The problem with Belgians is their low profile. Remember any famous Belgians? Well, you might, but they certainly aren’t famous. And if they are famous, they probably originate from England.

So none of that smart Alecery thank you very much.

Wednesday, February 18, 2009

The drama of South African domestic cricket

The modern world, as we will all no doubt readily acknowledge, is generally a rather rubbish place. Not only is it showing obvious signs of “going down the pan” (as it has for some millennia now) but, in the words of the great Ed Reardon, it is also run by 12 year olds.

No where is this more apparent that the domestic scene in South Africa. According to the singularity of all knowledge, cricinfo, there are two matches going on in Safferdom. They are:

Dolphins v Cobras
Warriors v Eagles

These two matches, I feel, have been unfairly neglected by the mainstream press. Surely, we are all interested to discover who would win in a fight between poisonous snakes and an angry pod of Delphinidae.

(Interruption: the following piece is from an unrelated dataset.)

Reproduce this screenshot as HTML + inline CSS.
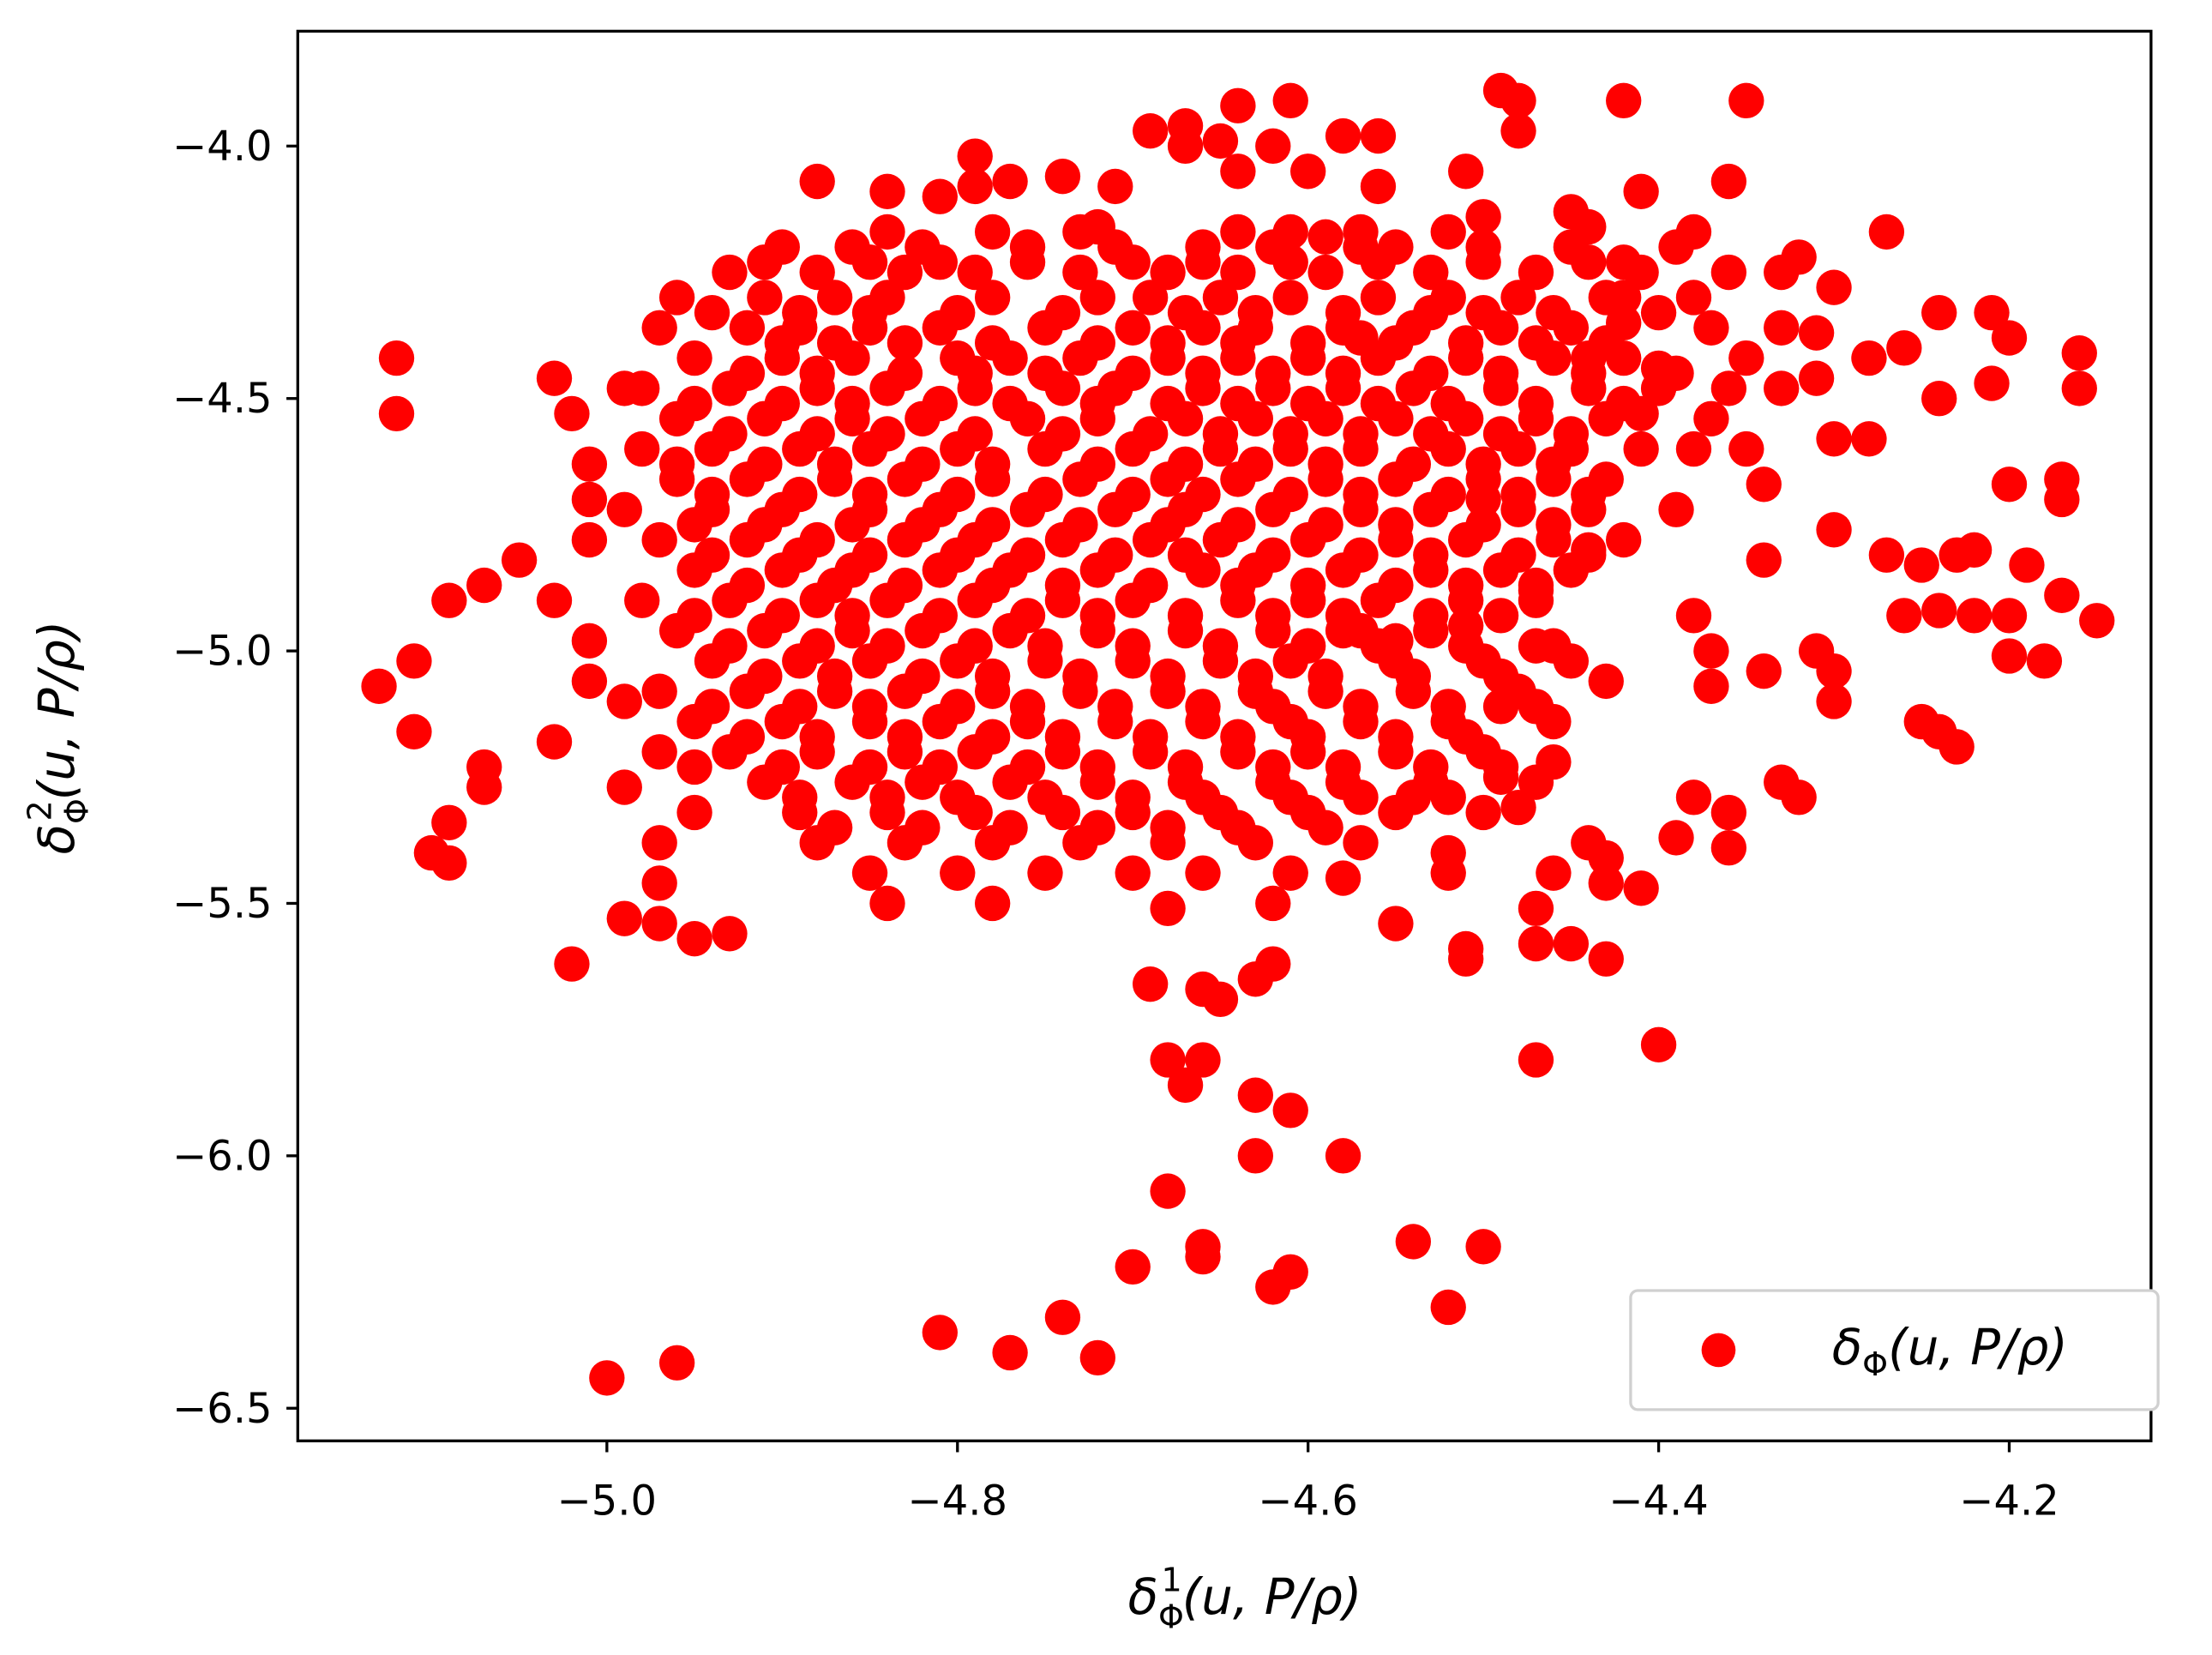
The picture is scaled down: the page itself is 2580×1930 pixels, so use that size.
<!DOCTYPE html>
<html><head><meta charset="utf-8"><style>
html,body{margin:0;padding:0;background:#fff;}
svg{display:block;}
text{font-family:"DejaVu Sans","Liberation Sans",sans-serif;fill:#000;}
</style></head><body>
<svg id="chart" width="2580" height="1930" viewBox="0 0 1560 1167" preserveAspectRatio="none" xmlns="http://www.w3.org/2000/svg">
<rect x="0" y="0" width="1560" height="1167" fill="#fff"/>
<g id="points"></g>
<rect x="210" y="22" width="1307" height="994" fill="none" stroke="#000" stroke-width="2"/>
<g id="xticks"></g>
<g id="yticks"></g>
<text x="878" y="1138" font-size="35" text-anchor="middle" font-style="italic">δ<tspan font-size="23" font-style="normal" dy="10">Φ</tspan><tspan font-size="23" font-style="normal" dx="-16" dy="-26">1</tspan><tspan dy="16">(u, P/ρ)</tspan></text>
<text transform="translate(52,520) rotate(-90)" font-size="35" text-anchor="middle" font-style="italic">δ<tspan font-size="23" font-style="normal" dy="10">Φ</tspan><tspan font-size="23" font-style="normal" dx="-16" dy="-26">2</tspan><tspan dy="16">(u, P/ρ)</tspan></text>
<g>
<rect x="1150" y="910" width="372" height="84" rx="5" fill="#fff" stroke="#d0d0d0" stroke-width="2"/>
<circle cx="1212" cy="952" r="12" fill="#ff0000"/>
<text x="1292" y="962" font-size="35" font-style="italic">δ<tspan font-size="23" font-style="normal" dy="8">Φ</tspan><tspan dy="-8">(u, P/ρ)</tspan></text>
</g>
</svg>
<script>
const xTicks = [-5.0, -4.8, -4.6, -4.4, -4.2];
const xTickLabels = ["−5.0", "−4.8", "−4.6", "−4.4", "−4.2"];
const yTicks = [-4.0, -4.5, -5.0, -5.5, -6.0, -6.5];
const yTickLabels = ["−4.0", "−4.5", "−5.0", "−5.5", "−6.0", "−6.5"];

const outlierX = [-5.12,-5.12,-5.13,-5.11,-5.11,-5.10,-5.09,-5.09,-5.09,-5.07,-5.07,-5.07,-5.05,-5.03,-5.03,-5.02,-5.03,-5.02,-5.01,-5.01,-5.01,-5.01,-5.01,-4.99,-4.99,-4.99,-4.99,-5.00,-4.96,-4.97,-4.97,-4.97,-4.95,-4.93,-4.81,-4.77,-4.74,-4.72,-4.70,-4.68,-4.66,-4.66,-4.62,-4.61,-4.63,-4.63,-4.61,-4.58,-4.54,-4.52,-4.50,-4.69,-4.68,-4.67,-4.66,-4.66,-4.65,-4.63,-4.62,-4.68,-4.40,-4.47,-4.47,-4.45,-4.43,-4.51,-4.51,-4.55,
-4.16,-4.16,-4.15,-4.17,-4.17,-4.17,-4.19,-4.20,-4.20,-4.18,-4.20,-4.20,-4.21,-4.21,-4.22,-4.23,-4.22,-4.23,-4.24,-4.25,-4.24,-4.24,-4.24,-4.26,-4.25,-4.26,-4.27,-4.28,-4.28,-4.27,-4.30,-4.30,-4.30,-4.30,-4.30,-4.31,-4.32,-4.31,-4.31,-4.32,-4.33,-4.34,-4.34,-4.34,-4.35,-4.36,-4.36,-4.36,-4.37,-4.37,-4.38,-4.38,-4.38,-4.39,-4.38,-4.39,-4.40,-4.41,-4.42,-4.41,-4.42,-4.42,-4.42,-4.43,-4.43,-4.43,-4.44,-4.41,-4.44,-4.44,-4.44,-4.45,-4.46,-4.46,-4.46,-4.47,-4.47,-4.48,-4.49,-4.48,-4.48,-4.49,-4.49,-4.50,-4.51,-4.50,-4.51,-4.52,-4.52,-4.54,-4.55,-4.56,-4.56,-4.57,-4.57,-4.58,-4.57,-4.58,-4.57,-4.59,-4.61,-4.60,-4.61,-4.62,-4.64,-4.64,-4.65,-4.67,-4.67,-4.69,-4.71,-4.72,-4.74,-4.77,-4.79,-4.81,-4.84,-4.88,-4.79];
const outlierY = [-4.42,-4.53,-5.07,-5.02,-5.16,-5.40,-5.34,-5.42,-4.90,-4.87,-5.23,-5.27,-4.82,-4.90,-4.46,-4.53,-5.18,-5.62,-4.63,-4.70,-4.78,-4.98,-5.06,-5.10,-4.48,-5.27,-5.53,-6.44,-6.41,-5.54,-5.46,-5.38,-5.57,-5.56,-6.35,-6.39,-6.32,-6.40,-6.22,-6.07,-6.20,-6.18,-6.26,-6.23,-6.00,-5.88,-5.91,-6.00,-6.17,-6.30,-6.18,-5.66,-5.81,-5.86,-5.81,-5.67,-5.69,-5.65,-5.62,-5.51,-5.78,-5.81,-5.58,-5.58,-5.61,-5.61,-5.59,-5.54,
-4.41,-4.48,-4.94,-4.89,-4.70,-4.66,-4.83,-4.93,-5.01,-5.02,-4.67,-4.38,-4.33,-4.47,-4.80,-4.81,-4.93,-5.19,-5.16,-5.14,-4.92,-4.33,-4.50,-4.40,-4.83,-4.93,-4.81,-4.58,-4.42,-4.17,-4.28,-4.58,-4.76,-5.04,-5.10,-5.00,-5.29,-4.37,-4.46,-4.22,-5.26,-5.04,-4.67,-4.82,-3.91,-4.07,-5.32,-5.39,-5.07,-5.00,-4.93,-4.60,-4.17,-4.72,-5.29,-5.37,-4.44,-4.53,-3.91,-4.09,-4.23,-4.35,-4.30,-5.06,-5.41,-5.46,-5.38,-5.47,-4.42,-4.80,-4.16,-4.13,-4.99,-5.22,-5.44,-4.88,-5.51,-5.31,-3.89,-3.91,-3.97,-5.11,-5.25,-4.14,-4.05,-4.70,-4.95,-5.40,-5.44,-5.29,-4.98,-3.98,-4.08,-4.20,-4.38,-3.98,-4.96,-5.45,-5.38,-4.18,-4.17,-4.05,-3.91,-4.00,-3.92,-4.05,-3.99,-3.96,-4.00,-3.97,-4.08,-4.16,-4.06,-4.07,-4.02,-4.10,-4.09,-4.07,-4.08];

const rowY = [-4.2,-4.25,-4.3,-4.36,-4.42,-4.48,-4.54,-4.6,-4.66,-4.72,-4.78,-4.84,-4.9,-4.96,-5.02,-5.08,-5.14,-5.2,-5.26,-5.32,-5.38,-5.44,-5.5];
const rowX = [
[-4.90,-4.86,-4.82,-4.76,-4.71,-4.66,-4.62,-4.55,-4.50,-4.45,-4.39],
[-4.93,-4.88,-4.83,-4.79,-4.73,-4.68,-4.64,-4.59,-4.53,-4.47,-4.41,-4.36,-4.33],
[-4.96,-4.91,-4.87,-4.84,-4.78,-4.72,-4.69,-4.65,-4.61,-4.56,-4.52,-4.48,-4.43,-4.38],
[-4.97,-4.92,-4.89,-4.85,-4.81,-4.75,-4.70,-4.66,-4.63,-4.58,-4.54,-4.49,-4.45,-4.37,-4.33],
[-4.95,-4.90,-4.86,-4.80,-4.77,-4.73,-4.68,-4.64,-4.60,-4.56,-4.51,-4.46,-4.42,-4.35],
[-4.98,-4.93,-4.88,-4.84,-4.79,-4.74,-4.71,-4.66,-4.62,-4.58,-4.54,-4.49,-4.44,-4.40,-4.36,-4.33],
[-4.96,-4.91,-4.86,-4.82,-4.76,-4.72,-4.67,-4.63,-4.59,-4.55,-4.51,-4.47,-4.43,-4.37],
[-4.98,-4.94,-4.89,-4.85,-4.80,-4.75,-4.70,-4.65,-4.61,-4.57,-4.52,-4.48,-4.45,-4.41,-4.35],
[-4.96,-4.92,-4.87,-4.83,-4.78,-4.73,-4.68,-4.64,-4.59,-4.55,-4.50,-4.46,-4.43],
[-4.99,-4.94,-4.90,-4.85,-4.81,-4.76,-4.71,-4.67,-4.62,-4.57,-4.53,-4.48,-4.44],
[-4.97,-4.92,-4.88,-4.83,-4.79,-4.74,-4.69,-4.65,-4.60,-4.55,-4.51,-4.46,-4.42],
[-4.95,-4.90,-4.86,-4.81,-4.77,-4.72,-4.66,-4.63,-4.58,-4.53,-4.49,-4.45],
[-4.98,-4.93,-4.88,-4.84,-4.79,-4.74,-4.70,-4.64,-4.60,-4.56,-4.51,-4.47],
[-4.96,-4.91,-4.86,-4.82,-4.77,-4.72,-4.67,-4.62,-4.58,-4.53],
[-4.94,-4.89,-4.85,-4.80,-4.75,-4.70,-4.65,-4.61,-4.55,-4.50,-4.45],
[-4.97,-4.92,-4.87,-4.83,-4.78,-4.73,-4.68,-4.63,-4.59,-4.54,-4.48],
[-4.95,-4.90,-4.85,-4.81,-4.76,-4.71,-4.66,-4.61,-4.57,-4.52,-4.46],
[-4.97,-4.93,-4.88,-4.83,-4.79,-4.74,-4.69,-4.64,-4.60,-4.55,-4.50],
[-4.91,-4.86,-4.82,-4.77,-4.72,-4.67,-4.62,-4.58,-4.53,-4.47],
[-4.95,-4.89,-4.84,-4.79,-4.74,-4.70,-4.65,-4.60,-4.55,-4.50],
[-4.88,-4.83,-4.78,-4.73,-4.68,-4.63],
[-4.85,-4.80,-4.75,-4.70,-4.66,-4.61],
[-4.84,-4.78,-4.62]
];

const rowY2 = [-4.17,-4.23,-4.33,-4.39,-4.45,-4.51,-4.57,-4.63,-4.69,-4.75,-4.81,-4.87,-4.93,-4.99,-5.05,-5.11,-5.17,-5.23,-5.29,-5.35];
const rowX2 = [
[-4.84,-4.78,-4.73,-4.64,-4.57,-4.52],
[-4.91,-4.85,-4.81,-4.76,-4.70,-4.66,-4.61,-4.56,-4.50,-4.44],
[-4.94,-4.89,-4.85,-4.80,-4.74,-4.67,-4.63,-4.58,-4.53,-4.50,-4.46,-4.40],
[-4.90,-4.87,-4.83,-4.78,-4.72,-4.68,-4.64,-4.60,-4.55,-4.51,-4.47,-4.43],
[-4.92,-4.88,-4.83,-4.79,-4.75,-4.70,-4.66,-4.62,-4.58,-4.53,-4.49,-4.44,-4.39],
[-4.95,-4.90,-4.86,-4.81,-4.77,-4.72,-4.68,-4.64,-4.60,-4.56,-4.52,-4.47,-4.42],
[-4.93,-4.88,-4.84,-4.79,-4.74,-4.69,-4.65,-4.61,-4.57,-4.53,-4.49,-4.45],
[-4.96,-4.91,-4.87,-4.82,-4.78,-4.72,-4.67,-4.63,-4.59,-4.54,-4.50,-4.46],
[-4.94,-4.89,-4.85,-4.80,-4.75,-4.70,-4.66,-4.61,-4.57,-4.52,-4.48,-4.44],
[-4.95,-4.91,-4.86,-4.82,-4.78,-4.73,-4.68,-4.64,-4.59,-4.55,-4.50,-4.46],
[-4.94,-4.89,-4.85,-4.80,-4.76,-4.71,-4.67,-4.62,-4.57,-4.53,-4.48,-4.44],
[-4.92,-4.87,-4.83,-4.78,-4.74,-4.69,-4.64,-4.60,-4.55,-4.51,-4.47],
[-4.95,-4.90,-4.86,-4.81,-4.76,-4.72,-4.67,-4.62,-4.58,-4.53,-4.49],
[-4.93,-4.88,-4.84,-4.79,-4.75,-4.70,-4.65,-4.60,-4.56,-4.51,-4.47],
[-4.91,-4.87,-4.82,-4.78,-4.73,-4.68,-4.63,-4.59,-4.54,-4.49],
[-4.94,-4.89,-4.85,-4.80,-4.76,-4.71,-4.66,-4.62,-4.57,-4.52,-4.47],
[-4.92,-4.88,-4.83,-4.78,-4.74,-4.69,-4.64,-4.60,-4.55,-4.51],
[-4.95,-4.90,-4.85,-4.81,-4.76,-4.72,-4.67,-4.62,-4.58,-4.53,-4.49],
[-4.89,-4.84,-4.80,-4.75,-4.70,-4.66,-4.61,-4.57,-4.52],
[-4.87,-4.82,-4.77,-4.72,-4.68,-4.64,-4.59]
];

const NS = "http://www.w3.org/2000/svg";
function xScale(v){ return 428 + (v + 5.0) / 0.2 * 247.25; }
function yScale(v){ return 103 + (-4.0 - v) / 0.5 * 178; }

const pts = document.getElementById('points');
function addPoint(x, y){
  const c = document.createElementNS(NS, 'circle');
  c.setAttribute('cx', xScale(x));
  c.setAttribute('cy', yScale(y));
  c.setAttribute('r', 12.5);
  c.setAttribute('fill', '#ff0000');
  
  
  pts.appendChild(c);
}
for (let i = 0; i < outlierX.length; i++) addPoint(outlierX[i], outlierY[i]);
for (let r = 0; r < rowY.length; r++) for (let j = 0; j < rowX[r].length; j++) addPoint(rowX[r][j], rowY[r]);
for (let r = 0; r < rowY2.length; r++) for (let j = 0; j < rowX2[r].length; j++) addPoint(rowX2[r][j], rowY2[r]);

const xg = document.getElementById('xticks');
xTicks.forEach((v, i) => {
  const x = xScale(v);
  const l = document.createElementNS(NS, 'line');
  l.setAttribute('x1', x); l.setAttribute('x2', x);
  l.setAttribute('y1', 1016); l.setAttribute('y2', 1024);
  l.setAttribute('stroke', '#000'); l.setAttribute('stroke-width', 2);
  
  
  xg.appendChild(l);
  const t = document.createElementNS(NS, 'text');
  t.setAttribute('x', x); t.setAttribute('y', 1068);
  t.setAttribute('font-size', 29); t.setAttribute('text-anchor', 'middle');
  t.textContent = xTickLabels[i];
  
  
  xg.appendChild(t);
});
const yg = document.getElementById('yticks');
yTicks.forEach((v, i) => {
  const y = yScale(v);
  const l = document.createElementNS(NS, 'line');
  l.setAttribute('x1', 202); l.setAttribute('x2', 210);
  l.setAttribute('y1', y); l.setAttribute('y2', y);
  l.setAttribute('stroke', '#000'); l.setAttribute('stroke-width', 2);
  
  
  yg.appendChild(l);
  const t = document.createElementNS(NS, 'text');
  t.setAttribute('x', 192); t.setAttribute('y', y + 10);
  t.setAttribute('font-size', 29); t.setAttribute('text-anchor', 'end');
  t.textContent = yTickLabels[i];
  
  
  yg.appendChild(t);
});
</script>
</body></html>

I suppose, as with all matches, the outcome much depends on the conditions. If played on the dry, arid pitches familiar to cobras, the dolphins, for all their superiority in size, would probably be picked off by the snakes after an attritional spell.

Conversely, if the dolphins play at home, then the cobras had better hope for a quick, decisive bite, or they’ll be all at sea.

Now, if they play at some neutral venue, like Bognor Regis beach, for instance, they’ll be on a level playing field. Leaving the cobras in a strong defensive position, but also allowing the dolphins some opportunity to attack with the tide.

Nevertheless, I would still put my money on the snake, that Flipper was fucking useless.

The second match is between eagles and warriors. What they mean by “warriors” is unclear – but I’m guessing they’re either a group of Ultimate Warriors, or some sort of deranged gaggle of Klingons.

The eagles have the advantage of good flight, but once the warriors get ahold of them, it’ll probably be a quick dash to the finish. The birds have to hope that they can baffle the men with a few clever sledges to confuse their enemy’s simple mind, and peck them into submission.

All these exciting events are going on, and the liberal establishment refuse to report on it.

In any case, kudos to the Dolphins for opening the bowling with Sanath Jayasuriya.